United States Government Printing Office
Washington
2003

Department of State
Office of the Historian
Bureau of Public Affairs



Overview

The purpose of this volume, which is a departure from previous volumes published in the Foreign Relations series, is to document the intellectual foundations of the foreign policy of the first Nixon administration. Previous volumes have been compiled to meet the legislatively mandated standard that the Foreign Relations series shall be "a thorough, accurate, and reliable documentary record of major United States foreign policy decisions and significant diplomatic activity." This volume is unique in that it explores the collective mind-set of the Nixon administration on foreign policy issues rather than documenting foreign policy decisions or diplomatic exchanges. It takes as its canvas the entire record of the first Nixon administration. Therefore the documents selected are necessarily a sampling chosen to illustrate policy perspectives and themes, rather than a thorough record of a bilateral relationship or of a major issue. A measure of the departure of this volume from previous volumes in the Foreign Relations series is the extent to which it draws upon the published record of speeches, press releases, press conferences and briefings, interviews, and testimony before Congressional committees to document policy positions and the assumptions of administration officials on the foreign policy process.

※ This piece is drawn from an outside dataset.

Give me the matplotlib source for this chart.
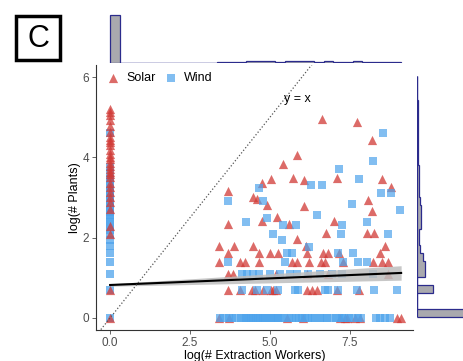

President Nixon had a strong interest in foreign policy and he and his assistant for National Security Affairs, Henry Kissinger managed many of the more important aspects of foreign policy from the White House. Nixon and Kissinger shared a well-defined general perception of world affairs. The editors of the volume sought to present a representative selection of documents chosen to develop the primary intellectual themes that ran through and animated the administration's foreign policy. The documents selected focus heavily upon the perspectives of Nixon and Kissinger but also include those of Secretary of State Rogers, Secretary of Defense Laird, Under Secretary of State Richardson and others.